Y sí, ha pasado un ángel, Kaija Saariaho, por el Teatro Real. Y no, no tenemos la capacidad para balbucear y contar como ha sido el encuentro. Porque los asistentes son conscientes de que encuentro (musical) ha habido aunque sea imposible dejar evidencia de que se produjo cuando un aria no parece un aria y un dueto no parece un dueto. Solo hay que escuchar el respetuoso aplauso que recibe todo el equipo artístico cuando sale a saludar y los bravos que le acompañan. Un aplauso que, también es cierto, se hizo esperar un momento, un instante que sonó un silencio apenas perceptible. Sutil como esta producción.

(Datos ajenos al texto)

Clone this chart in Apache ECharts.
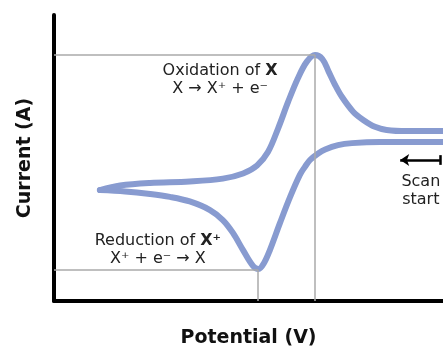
<!DOCTYPE html>
<html>
<head>
<meta charset="utf-8">
<script src="https://cdn.jsdelivr.net/npm/echarts@6/dist/echarts.min.js"></script>
<style>html,body{margin:0;padding:0;background:#fff}#c{width:443px;height:348px}</style>
</head>
<body>
<div id="c"></div>
<script>
// Reduction sweep (scan start at right, moving left), potential / current in arbitrary units (0-100)
const potentialRed = [100, 83.8, 76.6, 73.0, 69.7, 67.9, 65.8, 64.5, 63.2, 60.7, 58.1, 55.5, 54.0, 52.6, 51.2, 48.6, 46.0, 43.4, 40.1, 34.9, 29.8, 24.7, 18.3, 11.8];
const currentRed   = [55.6, 55.6, 55.2, 54.5, 53.0, 51.6, 49.3, 46.9, 44.1, 36.4, 27.3, 17.8, 13.3, 11.2, 12.2, 17.8, 23.8, 28.3, 31.8, 34.8, 36.4, 37.4, 38.3, 38.8];
// Oxidation sweep (back from the switching point to the right)
const potentialOx = [11.8, 17.0, 24.7, 34.9, 43.4, 48.6, 52.2, 55.0, 57.6, 60.2, 62.7, 65.0, 67.1, 69.0, 70.6, 72.2, 74.0, 76.9, 79.5, 82.5, 85.5, 90.7, 100];
const currentOx   = [38.8, 40.4, 41.3, 41.8, 42.8, 44.6, 47.4, 52.1, 60.3, 69.7, 77.9, 83.7, 86.0, 84.6, 80.2, 75.7, 71.4, 66.2, 63.3, 60.9, 59.8, 59.4, 59.4];
const oxPeak = [67.1, 86.0];
const redPeak = [52.5, 10.8];
const oxLabel = [42.7, 77.4];
const redLabel = [26.7, 17.8];
const scanLabel = [94.3, 38.6];
const scanArrow = [[99.2, 49.3], [89.0, 49.3]];
const scanBar = [[99.2, 51.0], [99.2, 47.6]];

const red = potentialRed.map((p, i) => [p, currentRed[i]]);
const ox = potentialOx.map((p, i) => [p, currentOx[i]]);
const chart = echarts.init(document.getElementById('c'));
const txt = {fontFamily: 'DejaVu Sans', fontSize: 16, color: '#222', lineHeight: 18};
const curveStyle = {color: '#889bd0', width: 6, cap: 'round', join: 'round'};
chart.setOption({
  animation: false,
  grid: {left: 54, right: 0, top: 15, bottom: 47, outerBoundsMode: 'none', containLabel: false},
  xAxis: {type: 'value', min: 0, max: 100, name: 'Potential (V)', nameLocation: 'middle', nameGap: 28,
    nameTextStyle: {fontFamily: 'DejaVu Sans', fontWeight: 'bold', fontSize: 19, color: '#111'},
    axisLine: {lineStyle: {color: '#000', width: 4, cap: 'round'}}, axisTick: {show: false}, axisLabel: {show: false}, splitLine: {show: false}},
  yAxis: {type: 'value', min: 0, max: 100, name: 'Current (A)', nameLocation: 'middle', nameGap: 19,
    nameTextStyle: {fontFamily: 'DejaVu Sans', fontWeight: 'bold', fontSize: 19, color: '#111'},
    axisLine: {lineStyle: {color: '#000', width: 4, cap: 'round'}}, axisTick: {show: false}, axisLabel: {show: false}, splitLine: {show: false}},
  series: [
    {type: 'line', data: [], z: 1, silent: true,
      markLine: {silent: true, symbol: 'none', label: {show: false}, animation: false,
        lineStyle: {color: '#aaaaaa', width: 1.5, type: 'solid'},
        data: [
          [{coord: [0, oxPeak[1]]}, {coord: oxPeak}],
          [{coord: oxPeak}, {coord: [oxPeak[0], 0]}],
          [{coord: [0, redPeak[1]]}, {coord: redPeak}],
          [{coord: redPeak}, {coord: [redPeak[0], 0]}]
        ]}},
    {type: 'line', data: red, smooth: 0.35, showSymbol: false, z: 3, silent: true, lineStyle: curveStyle},
    {type: 'line', data: ox, smooth: 0.35, showSymbol: false, z: 3, silent: true, lineStyle: curveStyle,
      markPoint: {silent: true, symbol: 'circle', symbolSize: 0,
        data: [
          {coord: oxLabel, label: {show: true, position: 'inside', ...txt, align: 'center',
            formatter: 'Oxidation of {b|X}\nX → X⁺ + e⁻', rich: {b: {...txt, fontWeight: 'bold'}}}},
          {coord: redLabel, label: {show: true, position: 'inside', ...txt, align: 'center',
            formatter: 'Reduction of {b|X⁺}\nX⁺ + e⁻ → X', rich: {b: {...txt, fontWeight: 'bold'}}}},
          {coord: scanLabel, label: {show: true, position: 'inside', ...txt, align: 'center',
            formatter: 'Scan\nstart'}}
        ]}},
    {type: 'line', data: [], z: 4, silent: true,
      markLine: {silent: true, label: {show: false},
        lineStyle: {color: '#000', width: 2.5, type: 'solid'},
        data: [
          [{coord: scanArrow[0], symbol: 'none'}, {coord: scanArrow[1], symbol: 'arrow', symbolSize: [9, 9]}],
          [{coord: scanBar[0], symbol: 'none'}, {coord: scanBar[1], symbol: 'none'}]
        ]}}
  ]
});
</script>
</body>
</html>
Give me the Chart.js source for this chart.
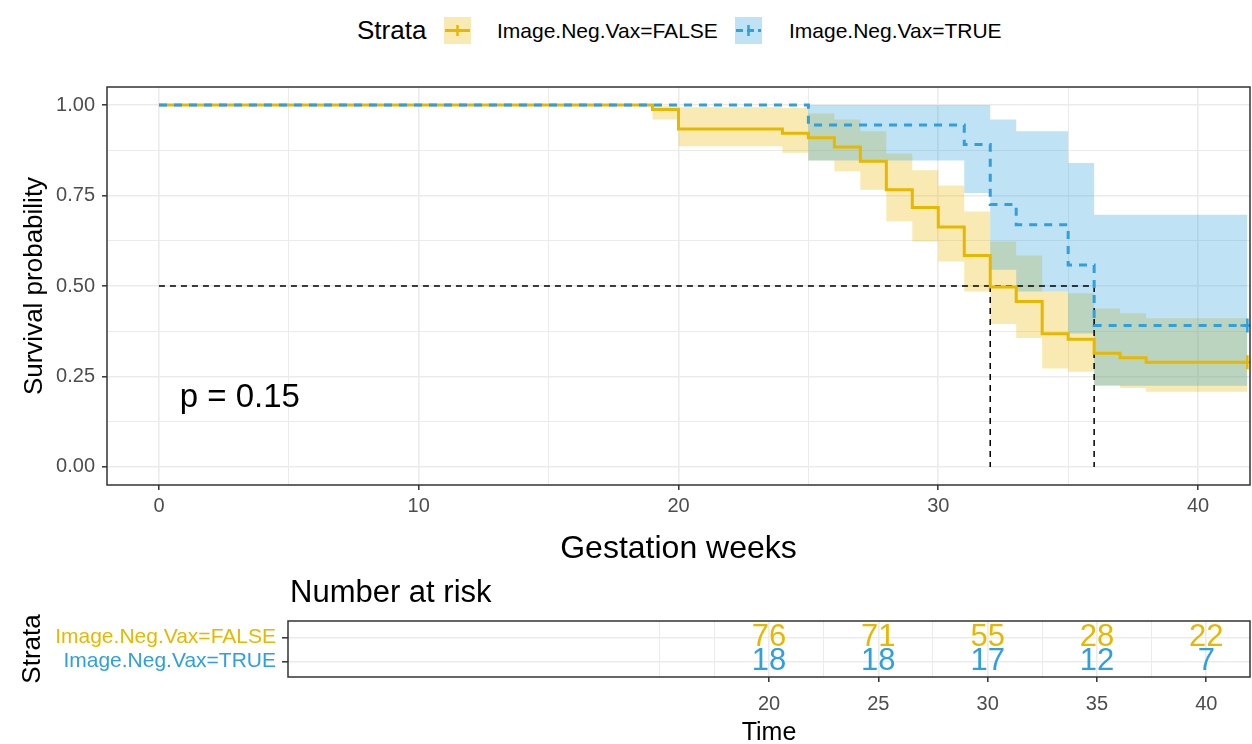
<!DOCTYPE html>
<html>
<head>
<meta charset="utf-8">
<title>Survival by Image.Neg.Vax</title>
<script src="https://cdn.jsdelivr.net/npm/chart.js@4.4.1/dist/chart.umd.min.js"></script>
<style>
  html, body { margin: 0; padding: 0; background: #fff; }
  body { width: 1252px; height: 744px; position: relative; overflow: hidden;
         font-family: "Liberation Sans", Arial, sans-serif; }
  #main { position: absolute; left: 0; top: 0; }
  #risk { position: absolute; left: 0; top: 570px; }
  .lg { position: absolute; line-height: 1; white-space: nowrap; color: #000; }
  .lg-title { font-size: 26px; }
  .lg-text { font-size: 21px; }
  .lg-key { position: absolute; }
</style>
</head>
<body>
<div class="lg lg-title" style="left:357px; top:17px;">Strata</div>
<canvas class="lg-key" id="keyFalse" width="27" height="27" style="left:444px; top:17px;"></canvas>
<div class="lg lg-text" style="left:497px; top:20px;">Image.Neg.Vax=FALSE</div>
<canvas class="lg-key" id="keyTrue" width="27" height="27" style="left:735px; top:17px;"></canvas>
<div class="lg lg-text" style="left:789px; top:20px;">Image.Neg.Vax=TRUE</div>

<canvas id="main" width="1252" height="575"></canvas>
<canvas id="risk" width="1252" height="178"></canvas>

<script>
// ---- Kaplan-Meier estimates (gestation weeks) ----
const timeFalse  = [0, 19, 20, 24, 25, 26, 27, 28, 29, 30, 31, 32, 33, 34, 35, 36, 37, 38, 41.9];
const survFalse  = [1, 0.988, 0.934, 0.922, 0.910, 0.884, 0.845, 0.766, 0.717, 0.663, 0.584, 0.497, 0.457, 0.368, 0.353, 0.314, 0.302, 0.289, 0.289];
const upperFalse = [1, 0.997, 0.994, 0.992, 0.977, 0.960, 0.928, 0.866, 0.820, 0.778, 0.706, 0.623, 0.584, 0.485, 0.480, 0.438, 0.425, 0.411, 0.411];
const lowerFalse = [1, 0.960, 0.886, 0.868, 0.847, 0.817, 0.766, 0.679, 0.623, 0.568, 0.485, 0.395, 0.356, 0.272, 0.263, 0.226, 0.218, 0.208, 0.208];

const timeTrue  = [0, 25, 31, 32, 33, 35, 36, 41.9];
const survTrue  = [1, 0.945, 0.891, 0.725, 0.669, 0.558, 0.391, 0.391];
const upperTrue = [1, 1, 1, 0.960, 0.928, 0.840, 0.697, 0.697];
const lowerTrue = [1, 0.847, 0.757, 0.545, 0.485, 0.369, 0.224, 0.224];

// Median survival times
const medianFalse = 32;
const medianTrue = 36;

// Log-rank p-value label and its position (data units)
const pValueText = 'p = 0.15';
const pValuePos = [0.8, 0.19];

// Axis ticks
const xGridMain  = [0, 5, 10, 15, 20, 25, 30, 35, 40];
const xLabelMain = [0, 10, 20, 30, 40];
const yGridMain  = [0, 0.125, 0.25, 0.375, 0.5, 0.625, 0.75, 0.875, 1];
const yLabelMain = [0, 0.25, 0.5, 0.75, 1];

// Number at risk table
const riskTimes = [20, 25, 30, 35, 40];
const riskFalse = [76, 71, 55, 28, 22];
const riskTrue  = [18, 18, 17, 12, 7];
const riskGrid  = [15, 17.5, 20, 22.5, 25, 27.5, 30, 32.5, 35, 37.5, 40];
const strataNames = ['Image.Neg.Vax=FALSE', 'Image.Neg.Vax=TRUE'];

// ---- styling ----
const FONT = '"Liberation Sans", Arial, sans-serif';
const C_FALSE = '#E7B800', C_TRUE = '#2E9FDF';
const F_FALSE = 'rgba(231,184,0,0.3)', F_TRUE = 'rgba(46,159,223,0.3)';
const GRID = '#ebebeb', TICK = '#333333', TEXT = '#4d4d4d';

Chart.defaults.font.family = FONT;
Chart.defaults.color = TEXT;

const pts = (xs, ys) => xs.map((x, i) => ({ x, y: ys[i] }));
const isIn = (arr, v) => arr.some(a => Math.abs(a - v) < 1e-9);

// legend keys
function drawKey(id, color, dashed) {
  const c = document.getElementById(id).getContext('2d');
  c.fillStyle = dashed ? F_TRUE : F_FALSE;
  c.fillRect(0, 0, 27, 27);
  c.strokeStyle = color;
  c.lineWidth = 3;
  c.setLineDash(dashed ? [7, 4] : []);
  c.beginPath(); c.moveTo(1, 13.5); c.lineTo(26, 13.5); c.stroke();
  c.setLineDash([]);
  c.lineWidth = 2.5;
  c.beginPath(); c.moveTo(13.5, 8); c.lineTo(13.5, 19); c.stroke();
}
drawKey('keyFalse', C_FALSE, false);
drawKey('keyTrue', C_TRUE, true);

// panel frame drawn on top of the plot area
const panelBorder = {
  id: 'panelBorder',
  afterDraw(chart) {
    const { ctx, chartArea: a } = chart;
    ctx.save();
    ctx.strokeStyle = TICK;
    ctx.lineWidth = 1.5;
    ctx.strokeRect(a.left, a.top, a.right - a.left, a.bottom - a.top);
    ctx.restore();
  }
};

const pValueLabel = {
  id: 'pValueLabel',
  afterDatasetsDraw(chart) {
    const { ctx, scales } = chart;
    ctx.save();
    ctx.font = '33px ' + FONT;
    ctx.fillStyle = '#000';
    ctx.textAlign = 'left';
    ctx.textBaseline = 'middle';
    ctx.fillText(pValueText, scales.x.getPixelForValue(pValuePos[0]), scales.y.getPixelForValue(pValuePos[1]));
    ctx.restore();
  }
};

const lineBase = { pointRadius: 0, pointHoverRadius: 0, stepped: true, tension: 0 };

new Chart(document.getElementById('main'), {
  type: 'line',
  data: {
    datasets: [
      { ...lineBase, label: 'ciFalseUpper', data: pts(timeFalse, upperFalse), fill: '+1',
        backgroundColor: F_FALSE, borderColor: 'transparent', borderWidth: 0, order: 5 },
      { ...lineBase, label: 'ciFalseLower', data: pts(timeFalse, lowerFalse), fill: false,
        borderColor: 'transparent', borderWidth: 0, order: 5 },
      { ...lineBase, label: 'ciTrueUpper', data: pts(timeTrue, upperTrue), fill: '+1',
        backgroundColor: F_TRUE, borderColor: 'transparent', borderWidth: 0, order: 4 },
      { ...lineBase, label: 'ciTrueLower', data: pts(timeTrue, lowerTrue), fill: false,
        borderColor: 'transparent', borderWidth: 0, order: 4 },
      { ...lineBase, stepped: false, label: 'medianH', data: [{ x: 0, y: 0.5 }, { x: Math.max(medianFalse, medianTrue), y: 0.5 }],
        borderColor: '#000', borderWidth: 1.5, borderDash: [6, 5], fill: false, order: 2 },
      { ...lineBase, stepped: false, label: 'medianFalse', data: [{ x: medianFalse, y: 0.5 }, { x: medianFalse, y: 0 }],
        borderColor: '#000', borderWidth: 1.5, borderDash: [6, 5], fill: false, order: 2 },
      { ...lineBase, stepped: false, label: 'medianTrue', data: [{ x: medianTrue, y: 0.5 }, { x: medianTrue, y: 0 }],
        borderColor: '#000', borderWidth: 1.5, borderDash: [6, 5], fill: false, order: 2 },
      { ...lineBase, label: 'Image.Neg.Vax=FALSE', data: pts(timeFalse, survFalse), fill: false,
        borderColor: C_FALSE, borderWidth: 3, order: 1 },
      { ...lineBase, label: 'Image.Neg.Vax=TRUE', data: pts(timeTrue, survTrue), fill: false,
        borderColor: C_TRUE, borderWidth: 3, borderDash: [8, 7], order: 0 },
      { type: 'scatter', label: 'censorFalse',
        data: [{ x: timeFalse[timeFalse.length - 1], y: survFalse[survFalse.length - 1] }],
        pointStyle: 'cross', pointRadius: 7, borderWidth: 2.5, borderColor: C_FALSE, order: 0 },
      { type: 'scatter', label: 'censorTrue',
        data: [{ x: timeTrue[timeTrue.length - 1], y: survTrue[survTrue.length - 1] }],
        pointStyle: 'cross', pointRadius: 7, borderWidth: 2.5, borderColor: C_TRUE, order: 0 }
    ]
  },
  options: {
    responsive: false, animation: false, devicePixelRatio: 1,
    // the censor marks sit on the panel edge; don't let them shrink the plot area
    layout: { autoPadding: false, padding: { top: 87, right: 2, left: 0, bottom: 0 } },
    plugins: { legend: { display: false }, tooltip: { enabled: false } },
    scales: {
      x: {
        type: 'linear', min: -2, max: 42,
        afterBuildTicks: s => { s.ticks = xGridMain.map(v => ({ value: v })); },
        afterFit: s => { s.height = 90; s.paddingLeft = 0; s.paddingRight = 0; },
        ticks: { callback: v => isIn(xLabelMain, v) ? String(v) : '', font: { size: 20 }, color: TEXT,
                 padding: 4, maxRotation: 0, autoSkip: false },
        grid: { color: GRID, lineWidth: c => isIn(xLabelMain, c.tick.value) ? 1.6 : 1,
                tickColor: c => isIn(xLabelMain, c.tick.value) ? TICK : 'rgba(0,0,0,0)',
                tickLength: 5, tickWidth: 1.5 },
        border: { display: false },
        title: { display: true, text: 'Gestation weeks', color: '#000', font: { size: 32 },
                 padding: { top: 0, bottom: 7 } }
      },
      y: {
        type: 'linear', min: -0.05, max: 1.05,
        afterBuildTicks: s => { s.ticks = yGridMain.map(v => ({ value: v })); },
        afterFit: s => { s.width = 107; },
        ticks: { callback: v => isIn(yLabelMain, v) ? v.toFixed(2) : '', font: { size: 20 }, color: TEXT,
                 padding: 7, autoSkip: false },
        grid: { color: GRID, lineWidth: c => isIn(yLabelMain, c.tick.value) ? 1.6 : 1,
                tickColor: c => isIn(yLabelMain, c.tick.value) ? TICK : 'rgba(0,0,0,0)',
                tickLength: 5, tickWidth: 1.5 },
        border: { display: false },
        title: { display: true, text: 'Survival probability', color: '#000', font: { size: 26 },
                 padding: { top: 19, bottom: 0 } }
      }
    }
  },
  plugins: [panelBorder, pValueLabel]
});

// ---- number at risk table ----
const riskNumbers = {
  id: 'riskNumbers',
  afterDatasetsDraw(chart) {
    const { ctx, scales, chartArea } = chart;
    ctx.save();
    ctx.textAlign = 'center';
    ctx.textBaseline = 'middle';
    ctx.font = '31px ' + FONT;
    riskTimes.forEach((t, i) => {
      const x = scales.x.getPixelForValue(t);
      ctx.fillStyle = C_FALSE;
      ctx.fillText(String(riskFalse[i]), x, scales.y.getPixelForValue(2));
      ctx.fillStyle = C_TRUE;
      ctx.fillText(String(riskTrue[i]), x, scales.y.getPixelForValue(1));
    });
    // table title
    ctx.textAlign = 'left';
    ctx.fillStyle = '#000';
    ctx.fillText('Number at risk', chartArea.left + 2, 23);
    ctx.restore();
  }
};

new Chart(document.getElementById('risk'), {
  type: 'scatter',
  data: {
    datasets: [
      { label: 'risk', data: riskTimes.map(t => ({ x: t, y: 1.5 })), pointRadius: 0 }
    ]
  },
  options: {
    responsive: false, animation: false, devicePixelRatio: 1,
    layout: { autoPadding: false, padding: { top: 51, right: 2, left: 0, bottom: 0 } },
    plugins: { legend: { display: false }, tooltip: { enabled: false } },
    scales: {
      x: {
        type: 'linear', min: -2, max: 42,
        afterBuildTicks: s => { s.ticks = riskGrid.map(v => ({ value: v })); },
        afterFit: s => { s.height = 71; s.paddingLeft = 0; s.paddingRight = 0; },
        ticks: { callback: v => isIn(riskTimes, v) ? String(v) : '', font: { size: 20 }, color: TEXT,
                 padding: 10, maxRotation: 0, autoSkip: false },
        grid: { color: GRID, lineWidth: c => isIn(riskTimes, c.tick.value) ? 1.6 : 1,
                tickColor: c => isIn(riskTimes, c.tick.value) ? TICK : 'rgba(0,0,0,0)',
                tickLength: 5, tickWidth: 1.5 },
        border: { display: false },
        title: { display: true, text: 'Time', color: '#000', font: { size: 25, lineHeight: 1 },
                 padding: { top: 0, bottom: 2 } }
      },
      y: {
        type: 'linear', min: 0.35, max: 2.7,
        afterBuildTicks: s => { s.ticks = [1, 2].map(v => ({ value: v })); },
        afterFit: s => { s.width = 288; },
        ticks: { callback: v => v === 2 ? strataNames[0] : strataNames[1], font: { size: 21 },
                 color: c => c.tick.value === 2 ? C_FALSE : C_TRUE, padding: 6, autoSkip: false },
        grid: { color: GRID, lineWidth: 1.6, tickColor: TICK, tickLength: 6, tickWidth: 1.5 },
        border: { display: false },
        title: { display: true, text: 'Strata', color: '#000', font: { size: 26 },
                 padding: { top: 17, bottom: 0 } }
      }
    }
  },
  plugins: [panelBorder, riskNumbers]
});
</script>
</body>
</html>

No es de extrañar ya que esta obra provoca recogimiento. Un recogimiento individual y a la vez colectivo en el teatro que como en las catedrales, y el Teatro Real es una catedral operística de nuestro tiempo, transcienden la música y el libreto. Que piden al espectador estar presente para escuchar, oír, mirar, ver. Entender por las sensaciones aquello que es real pero que se resiste a ser cosificado, objetivado, clasificado, racionalizado, explicado. Como le ocurre a todo lo que es realmente bello, tiene belleza.

Como esta compositora y su obra escénica, consciente que de su presente, el presente actual, solamente quedará el sonido porque el teatro, la representación teatral, es, por definición, efímera. Mientras la partitura con sus notas y el libreto con sus palabras, permanecerán, se quedarán, tal vez sin significado ya. Solo con su sonido, su guturalidad, su interpretación con un instrumento o la pronunciación, fijado en una partitura, en una grabación, desprovisto del contexto contemporáneamente teatral que da un gran teatro y el público de su tiempo.